Episodic Genius


occurring occasionally and at irregular intervals


Work quickly, keep the tools unlocked, work whenever.

A few years back, I made a lateral move within the company where I worked, but to a different industry than where I had been for a while. In my new position, we had a small data center filled with hardware prototypes and other hardware that we used as part of development. On my first day, a colleague that I had worked with previously showed me around the network, virtually.

Working with the machines in the datacenter was like working in a very large maze. Depending on where you wanted to be at any given time, you needed to know a different set of directions to get there. There were a number of machines on the border between the company network and the datacenter. Some of them were Linux machines to which they’d open an SSH session. Others were windows machines that allowed RDP. I found that I spent a great deal of my time navigating the maze and had less left to give to the real effort of developing the products. No one seemed to know any better.

I had long had a knack for networking and set out quickly to detangle the mess so that we could start getting some work done. I demonstrated a number of methods for getting nearly seamless access to the datacenter. I set up OpenVPN on one of the border machines with strong authentication based on an SSL certificate infrastructure that the company already had in place. For developers close to the datacenter, who were able to physically connect to the same subnet as some of the border machines, I wrote documentation showing how to set static routes to the data center. I did what I could to make sure that everyone in the organization, who was authorized, could easily access the datacenter as transparently as possible.

About a year later, even with all of the transparency in the network, we had accumulated racks and racks of prototypes, each with its own isolated private network. The private network was the only way to contact some of the products’ internal components. The worst of it was that each prototype used the same class C (24 bit netmask) network address space as all of the rest. Most would have given here up but I had a strong gut feel that there was a way to easily give developers access to these private networks.

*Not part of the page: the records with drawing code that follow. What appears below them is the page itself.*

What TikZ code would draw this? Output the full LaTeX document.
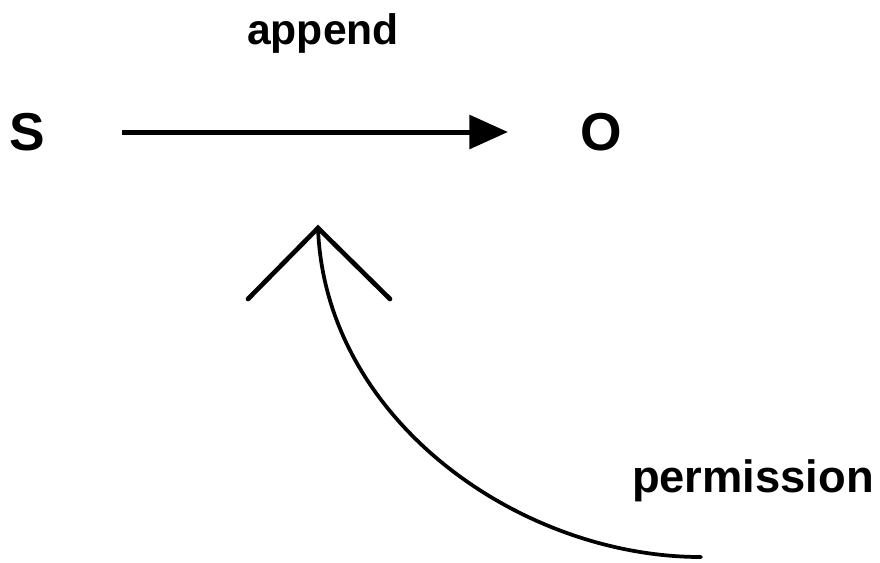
\documentclass[tikz,border=0pt]{standalone}
\usepackage{fontspec}
\setmainfont{Liberation Sans}
\usetikzlibrary{arrows.meta}
\tikzset{
  big/.style={font=\bfseries\fontsize{40}{44}\selectfont, inner sep=0pt},
  lbl/.style={font=\bfseries\fontsize{32}{36}\selectfont, inner sep=0pt, anchor=base},
  mainarrow/.style={line width=3.75pt, -{Triangle[length=29pt,width=25pt]}},
  chev/.style={line width=3.5pt, line cap=round, line join=miter},
  arc/.style={line width=2.8pt, line cap=round}
}
\begin{document}
\begin{tikzpicture}[x=0.75pt,y=-0.75pt]
\useasboundingbox (0,0) rectangle (880,562);
\node[big] (S) at (27,132) {S};
\node[big] (O) at (601,132) {O};
\node[lbl] (append) at (323,44) {append};
\node[lbl, font=\bfseries\fontsize{34}{38}\selectfont] (perm) at (753,492) {permission};
\draw[mainarrow, shorten <=58pt, shorten >=54pt] (S.east) -- (O.west);
\coordinate (apex) at (318,228);
\coordinate (cl) at (248,299);
\coordinate (cr) at (390,299);
\coordinate (cend) at (701,557);
\draw[chev] (cl) -- (apex) -- (cr);
\draw[arc] (apex) .. controls (325,420) and (520,557) .. (cend);
\end{tikzpicture}
\end{document}
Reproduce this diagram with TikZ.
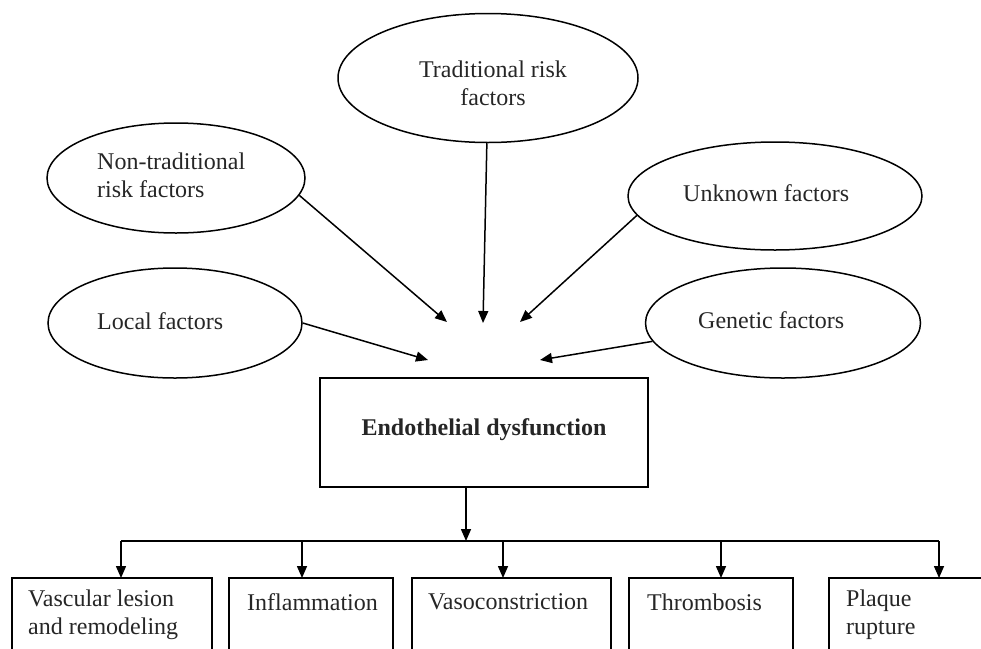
\documentclass[tikz,border=0pt]{standalone}
\usepackage{fontspec}
\setmainfont{Liberation Serif}
\usetikzlibrary{shapes.geometric,arrows.meta}
\begin{document}
\begin{tikzpicture}[x=1pt,y=-1pt,
  every node/.style={font=\fontsize{24}{28}\selectfont, text=black!85},
  oval/.style={draw, ellipse, line width=1.5pt, inner sep=0pt},
  txt/.style={inner sep=0pt, align=left},
  bigbox/.style={draw, rectangle, line width=1.5pt, inner sep=0pt},
  arr/.style={line width=1.5pt, -{Triangle[length=12pt,width=10pt]}},
  ln/.style={line width=1.5pt}]
\useasboundingbox (0,0) rectangle (981,648);
\clip (0,0) rectangle (981,648);
% ellipses
\node[oval, minimum width=300, minimum height=129] (e1) at (488,78) {};
\node[oval, minimum width=258, minimum height=110] (e2) at (176,178) {};
\node[oval, minimum width=294, minimum height=108] (e3) at (775,196) {};
\node[oval, minimum width=254, minimum height=110] (e4) at (175,323) {};
\node[oval, minimum width=275, minimum height=110] (e5) at (783,323) {};
% ellipse texts
\node[txt, align=center] (x1) at (493,83) {Traditional risk\\factors};
\node[txt, anchor=west] (x2) at (97,175) {Non-traditional\\risk factors};
\node[txt, anchor=west] (x3) at (683,193) {Unknown factors};
\node[txt, anchor=west] (x4) at (97,321) {Local factors};
\node[txt, anchor=west] (x5) at (698,320) {Genetic factors};
% arrow tips
\coordinate (t1) at (483,323);
\coordinate (t2) at (447,322);
\coordinate (t3) at (520,322);
\coordinate (t4) at (428,360);
\coordinate (t5) at (540,360);
\draw[arr] (e1.-91) -- (t1);
\draw[arr] (e2.-8.5) -- (t2);
\draw[arr] (e3.-172.9) -- (t3);
\draw[arr] (e4.0) -- (t4);
\draw[arr] (e5.-172) -- (t5);
% central box
\node[bigbox, minimum width=328, minimum height=109] (ed) at (484,432.5) {};
\node[txt, font=\fontsize{24}{28}\selectfont\bfseries] (edt) at (484,430) {Endothelial dysfunction};
% bus
\coordinate (j) at (466,541);
\coordinate (d1) at (121,541);
\coordinate (d2) at (302,541);
\coordinate (d3) at (503,541);
\coordinate (d4) at (721,541);
\coordinate (d5) at (939,541);
\draw[arr] (ed.south -| j) -- (j);
\draw[ln] (d1) -- (d5);
% bottom boxes
\draw[ln] (12,578) coordinate (b1) rectangle (212,680);
\draw[ln] (229,578) coordinate (b2) rectangle (393,680);
\draw[ln] (412,578) coordinate (b3) rectangle (611,680);
\draw[ln] (629,578) coordinate (b4) rectangle (793,680);
\draw[ln] (829,578) coordinate (b5) rectangle (1000,680);
\draw[arr] (d1) -- (d1 |- b1);
\draw[arr] (d2) -- (d2 |- b2);
\draw[arr] (d3) -- (d3 |- b3);
\draw[arr] (d4) -- (d4 |- b4);
\draw[arr] (d5) -- (d5 |- b5);
\node[txt, anchor=west] (y1) at (28,615) {Vascular lesion\\and remodeling};
\node[txt, anchor=west] (y2) at (247,602) {Inflammation};
\node[txt, anchor=west] (y3) at (428,602) {Vasoconstriction};
\node[txt, anchor=west] (y4) at (647,602) {Thrombosis};
\node[txt, anchor=west] (y5) at (846,615) {Plaque\\rupture};
\end{tikzpicture}
\end{document}
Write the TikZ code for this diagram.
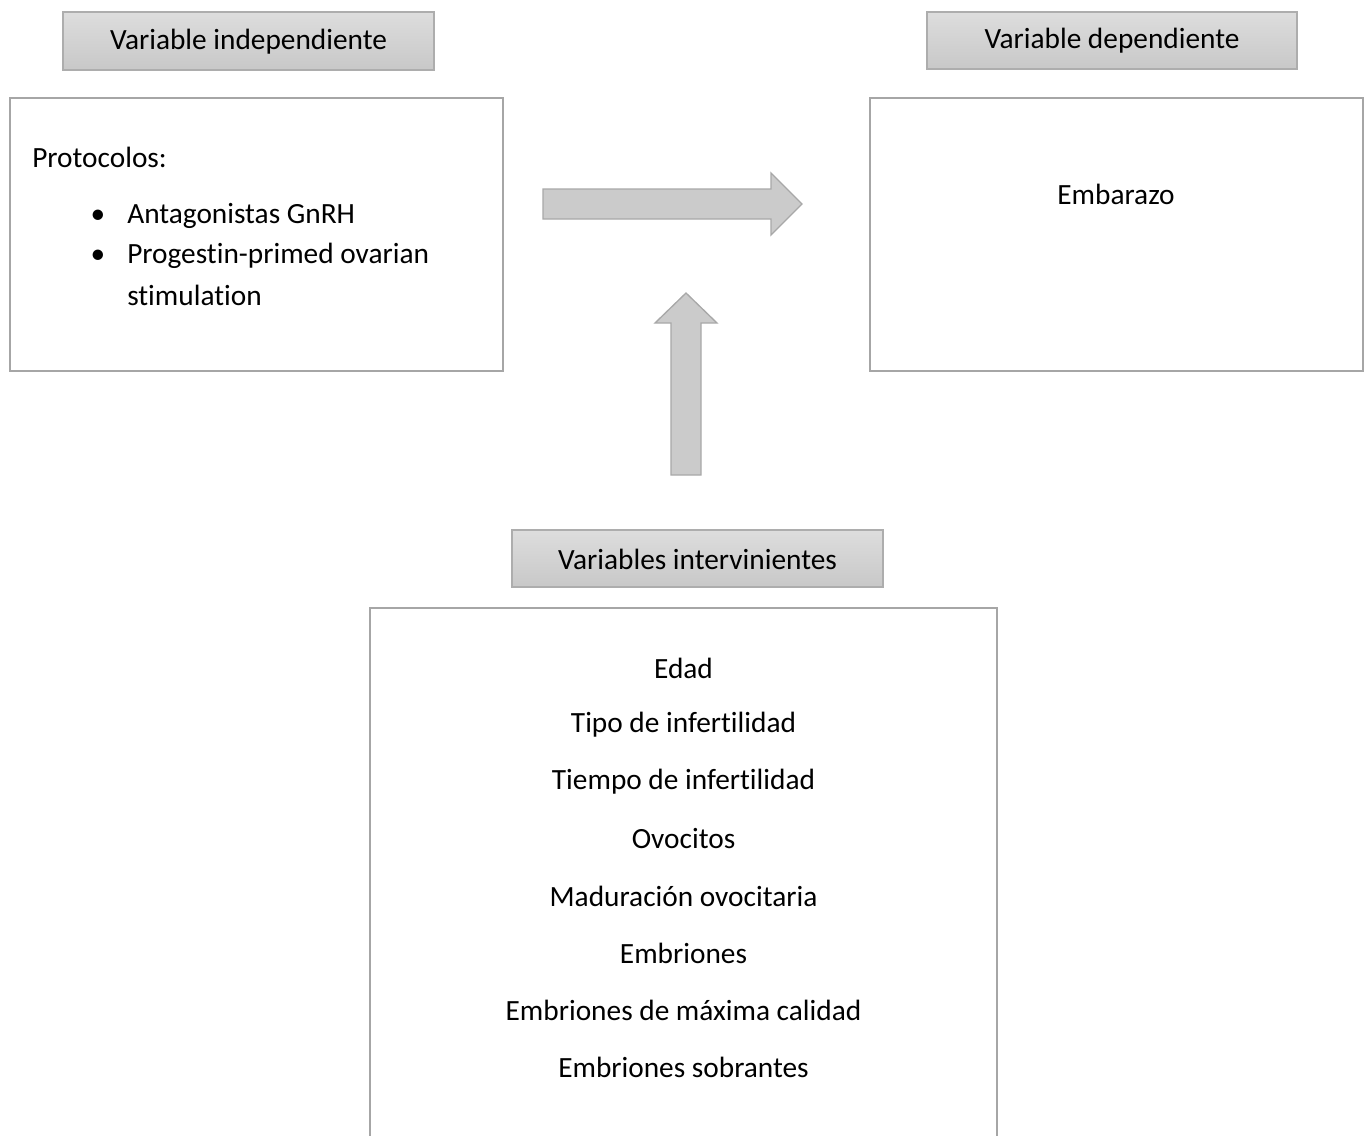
\documentclass[tikz,border=0pt]{standalone}
\usepackage{fontspec}
\setmainfont{Carlito}[Ligatures=NoCommon]
\begin{document}
\begin{tikzpicture}[x=0.75pt,y=-0.75pt,
  txt/.style={font=\fontsize{22}{26}\selectfont, text=black, inner sep=0pt},
  header/.style={draw=hdrline, line width=1.1pt, top color=hdrtop, bottom color=hdrbot, inner sep=0pt},
  framebox/.style={draw=boxline, line width=1.6pt, fill=white},
  blockarrow/.style={draw=arrline, line width=1pt, fill=arrfill, line join=miter}]
\definecolor{hdrline}{HTML}{ADADAD}
\definecolor{hdrtop}{HTML}{DDDDDD}
\definecolor{hdrbot}{HTML}{C8C8C8}
\definecolor{boxline}{HTML}{A6A6A6}
\definecolor{arrfill}{HTML}{CBCBCB}
\definecolor{arrline}{HTML}{A8A8A8}
\useasboundingbox (0,0) rectangle (1369,1135);
\clip (0,0) rectangle (1369,1135);
% header boxes
\node[header, minimum width=371*0.75pt, minimum height=58*0.75pt] (hind) at (248.5,41) {};
\node[txt] (hindt) at (248.5,42) {Variable independiente};
\node[header, minimum width=370*0.75pt, minimum height=57*0.75pt] (hdep) at (1112,40.5) {};
\node[txt] (hdept) at (1112,41) {Variable dependiente};
\node[header, minimum width=371*0.75pt, minimum height=57*0.75pt] (hint) at (697.5,558.5) {};
\node[txt] (hintt) at (697.5,559) {Variables intervinientes};
% main boxes
\draw[framebox] (10,98) rectangle (503,371);
\coordinate (leftbox) at (256.5,234.5);
\draw[framebox] (870,98) rectangle (1363,371);
\coordinate (rightbox) at (1116.5,234.5);
\draw[framebox] (370,608) rectangle (997,1160);
% left box text
\node[txt, anchor=west] (proto) at (32,157) {Protocolos:};
\node[txt] (b1) at (98,217) {•};
\node[txt, anchor=west] (i1) at (127,216) {Antagonistas GnRH};
\node[txt] (b2) at (98,257) {•};
\node[txt, anchor=west] (i2) at (127,256) {Progestin-primed ovarian};
\node[txt, anchor=west] (i3) at (127,295) {stimulation};
% right box text
\node[txt] (emb) at (1116,194) {Embarazo};
% bottom box text
\foreach \t [count=\i from 0] in {Edad, Tipo de infertilidad, Tiempo de infertilidad, Ovocitos, Maduración ovocitaria, Embriones, Embriones de máxima calidad, Embriones sobrantes}
  \node[txt] (v\i) at (683.5,668+57*\i) {\t};
% block arrows
\draw[blockarrow] (543,189) -- (771,189) -- (771,173) -- (802,204) -- (771,235) -- (771,219) -- (543,219) -- cycle;
\draw[blockarrow] (671,475) -- (671,323) -- (655,323) -- (686,293) -- (717,323) -- (701,323) -- (701,475) -- cycle;
\end{tikzpicture}
\end{document}
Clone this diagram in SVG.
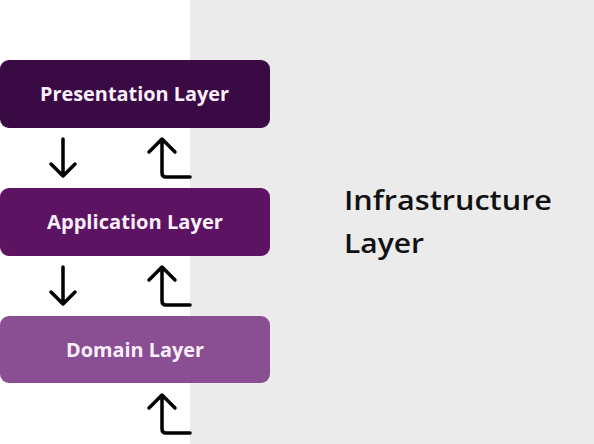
<svg xmlns="http://www.w3.org/2000/svg" width="594" height="444" viewBox="0 0 594 444">
<defs>
<style>
.lbl{font-family:"Open Sans","Inter","Liberation Sans",sans-serif;font-weight:700;font-size:19px;fill:#fbf0fb;text-anchor:middle}
.big{font-family:"Open Sans","Inter","Liberation Sans",sans-serif;font-weight:600;font-size:27px;fill:#111111}
.arr{fill:none;stroke:#000000;stroke-width:3.5;stroke-linecap:round;stroke-linejoin:round}
</style>
</defs>
<rect x="0" y="0" width="594" height="444" fill="#ffffff"/>
<g id="infrastructure">
<rect x="190" y="0" width="404" height="444" fill="#ebebeb"/>
<text class="big" x="344" y="209.5" textLength="208" lengthAdjust="spacingAndGlyphs">Infrastructure</text>
<text class="big" x="344" y="253" textLength="80" lengthAdjust="spacingAndGlyphs">Layer</text>
</g>
<g id="presentation">
<rect x="0" y="60" width="270" height="68" rx="9" fill="#3a0a45"/>
<text class="lbl" x="134.5" y="101" textLength="189" lengthAdjust="spacingAndGlyphs">Presentation Layer</text>
</g>
<g id="application">
<rect x="0" y="188" width="270" height="68" rx="9" fill="#5c1462"/>
<text class="lbl" x="135" y="229" textLength="176" lengthAdjust="spacingAndGlyphs">Application Layer</text>
</g>
<g id="domain">
<rect x="0" y="316" width="270" height="67" rx="9" fill="#8a4e93"/>
<text class="lbl" x="135" y="357" textLength="138" lengthAdjust="spacingAndGlyphs">Domain Layer</text>
</g>
<g id="connectors">
<path class="arr" d="M63 139 V176 M51 164 L63 176 L75 164"/>
<path class="arr" d="M190 177 H166 Q162 177 162 173 V140 M149 152 L162 139 L175 152"/>
<path class="arr" d="M63 267 V304 M51 292 L63 304 L75 292"/>
<path class="arr" d="M190 305 H166 Q162 305 162 301 V268 M149 280 L162 267 L175 280"/>
<path class="arr" d="M190 433 H166 Q162 433 162 429 V396 M149 408 L162 395 L175 408"/>
</g>
</svg>
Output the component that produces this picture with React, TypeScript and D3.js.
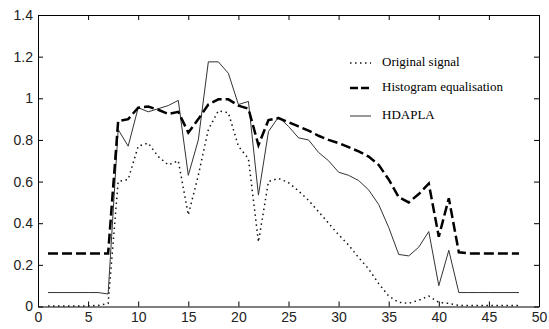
import { useEffect, useRef } from "react"
import * as d3 from "d3"

// sample index 1..48
const samples = [
  1, 2, 3, 4, 5, 6, 7, 8, 9, 10, 11, 12, 13, 14, 15, 16, 17, 18, 19, 20, 21, 22, 23, 24,
  25, 26, 27, 28, 29, 30, 31, 32, 33, 34, 35, 36, 37, 38, 39, 40, 41, 42, 43, 44, 45, 46, 47, 48,
]

const originalSignal = [
  0.003, 0.003, 0.003, 0.003, 0.003, 0.005, 0.015, 0.6, 0.61, 0.77, 0.785, 0.72, 0.68, 0.7, 0.44, 0.63,
  0.85, 0.94, 0.93, 0.77, 0.71, 0.31, 0.6, 0.615, 0.595, 0.555, 0.51, 0.455, 0.4, 0.345, 0.295, 0.235,
  0.18, 0.11, 0.05, 0.02, 0.015, 0.03, 0.05, 0.02, 0.015, 0.005, 0.005, 0.005, 0.005, 0.005, 0.005, 0.005,
]

const histEqualisation = [
  0.255, 0.255, 0.255, 0.255, 0.255, 0.255, 0.255, 0.89, 0.9, 0.955, 0.96, 0.945, 0.925, 0.935, 0.835, 0.9,
  0.97, 0.995, 0.995, 0.965, 0.95, 0.775, 0.895, 0.905, 0.885, 0.865, 0.845, 0.82, 0.8, 0.785, 0.765, 0.745,
  0.72, 0.68, 0.61, 0.525, 0.5, 0.54, 0.59, 0.335, 0.52, 0.26, 0.255, 0.255, 0.255, 0.255, 0.255, 0.255,
]

const hdapla = [
  0.067, 0.067, 0.067, 0.067, 0.067, 0.067, 0.06, 0.85, 0.77, 0.955, 0.935, 0.95, 0.965, 0.99, 0.63, 0.8,
  1.175, 1.175, 1.12, 0.97, 0.985, 0.535, 0.84, 0.91, 0.865, 0.81, 0.8, 0.74, 0.7, 0.645, 0.63, 0.605,
  0.56, 0.49, 0.38, 0.25, 0.243, 0.285, 0.36, 0.1, 0.27, 0.067, 0.067, 0.067, 0.067, 0.067, 0.067, 0.067,
]

const xTicks = [0, 5, 10, 15, 20, 25, 30, 35, 40, 45, 50]
const yTicks = [0, 0.2, 0.4, 0.6, 0.8, 1, 1.2, 1.4]

const legendLabels = ["Original signal", "Histogram equalisation", "HDAPLA"]

export default function App() {
  const svgRef = useRef<SVGSVGElement>(null)

  useEffect(() => {
    if (!svgRef.current) return
    const svg = d3.select(svgRef.current)
    svg.selectAll("*").remove()

    const width = 549
    const height = 329
    const left = 38
    const right = 539
    const top = 15
    const bottom = 306.5

    const x = d3.scaleLinear().domain([0, 50]).range([left, right])
    const y = d3.scaleLinear().domain([0, 1.4]).range([bottom, top])

    svg.append("rect").attr("width", width).attr("height", height).attr("fill", "#fff")

    const tickFont = "Arial, 'Liberation Sans', sans-serif"

    // axes, ticks pointing inward on all four sides
    const gx = svg
      .append("g")
      .attr("transform", `translate(0, ${bottom})`)
      .call(d3.axisBottom(x).tickValues(xTicks).tickSize(-5).tickSizeOuter(0).tickPadding(6).tickFormat(d3.format("d")))
    const gy = svg
      .append("g")
      .attr("transform", `translate(${left}, 0)`)
      .call(d3.axisLeft(y).tickValues(yTicks).tickSize(-5).tickSizeOuter(0).tickPadding(5).tickFormat((d) => String(+d)))
    const gt = svg
      .append("g")
      .attr("transform", `translate(0, ${top})`)
      .call(d3.axisTop(x).tickValues(xTicks).tickSize(-5).tickSizeOuter(0).tickFormat(() => ""))
    const gr = svg
      .append("g")
      .attr("transform", `translate(${right}, 0)`)
      .call(d3.axisRight(y).tickValues(yTicks).tickSize(-5).tickSizeOuter(0).tickFormat(() => ""))

    for (const g of [gx, gy, gt, gr]) {
      g.select(".domain").attr("stroke", "#000").attr("stroke-width", 1)
      g.selectAll(".tick line").attr("stroke", "#000")
      g.selectAll("text").attr("fill", "#222").attr("font-size", "14px").attr("font-family", tickFont)
    }

    const line = d3
      .line<number>()
      .x((_, i) => x(samples[i]))
      .y((d) => y(d))

    svg
      .append("path")
      .datum(originalSignal)
      .attr("d", line)
      .attr("fill", "none")
      .attr("stroke", "#111")
      .attr("stroke-width", 1.5)
      .attr("stroke-dasharray", "1.5,3.5")

    svg
      .append("path")
      .datum(hdapla)
      .attr("d", line)
      .attr("fill", "none")
      .attr("stroke", "#333")
      .attr("stroke-width", 1)

    svg
      .append("path")
      .datum(histEqualisation)
      .attr("d", line)
      .attr("fill", "none")
      .attr("stroke", "#000")
      .attr("stroke-width", 2.5)
      .attr("stroke-dasharray", "10,4")

    // legend
    const styles = [
      { stroke: "#111", width: 1.5, dash: "1.5,3.5" },
      { stroke: "#000", width: 2.5, dash: "8,3" },
      { stroke: "#333", width: 1, dash: "none" },
    ]
    const legendY = [63, 88, 116]
    const legend = svg.append("g")
    legendLabels.forEach((label, i) => {
      legend
        .append("line")
        .attr("x1", 350)
        .attr("x2", 371)
        .attr("y1", legendY[i])
        .attr("y2", legendY[i])
        .attr("stroke", styles[i].stroke)
        .attr("stroke-width", styles[i].width)
        .attr("stroke-dasharray", styles[i].dash)
      legend
        .append("text")
        .attr("x", 382)
        .attr("y", legendY[i])
        .attr("dominant-baseline", "middle")
        .attr("font-family", "'Times New Roman', 'Liberation Serif', serif")
        .attr("font-size", "13px")
        .attr("fill", "#000")
        .text(label)
    })
  }, [])

  return (
    <svg
      ref={svgRef}
      width={549}
      height={329}
      style={{ position: "absolute", left: 0, top: 0, display: "block" }}
    />
  )
}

I started out by imagining a server with many many network cards installed and ethernet wires running out the back to each of the prototype’s internal switch. With that in mind I devised a way to connect this server to any number of networks, all with the same address space. Each of the internal networks got mapped (NETMAP) to the outside developer’s network to a unique network address space. Network requests from the developers’ network would be marked so that we could later route it to the correct interface and then mapped to the common private address space. I set up proxy arp entries on the server to respond to those requests and use NAT to make the request appear as if it was coming from the server’s IP address on the internal network.

I never actually needed all the network cards. I found that I could set up VLan interfaces on the cards and then configure the switches to connect them up. The real trick was connecting to many homogeneous networks and keeping them all straight. To make it just a little trickier, each rack had up to five prototypes and five VLans. Two or more prototypes could be moved to the same VLan to make a larger version of the product. So, the server could never reliably know where to find any particular component. To solve this, I create five virtual interfaces and bridged them together for each rack. Then, I added shorewall rules and an arptables rule to ensure that the server could communicate freely with any component on any VLan but traffic originating on one of the networks could not bleed over to another.

The last piece of the puzzle was to script up the creation of all of the necessary network configuration files so that others could maintain it. Then, I set up some DNS entries for all of the components of all of the prototypes so that developers didn’t have to remember how to map IP address ranges to prototypes. It all worked great and most people forgot all about the complexity behind the system.

Every once in a while, when I had to work on a test system outside of all of this, I use a alternate method. I built a custom rpm of tinyproxy and installed it on one of the servers. Then, I’d change my proxies for my web browser and ssh for the specific prototype that I needed to work with. This worked really well for me but few others wanted deal with installing the tinyproxy rpm and frequently changing proxies.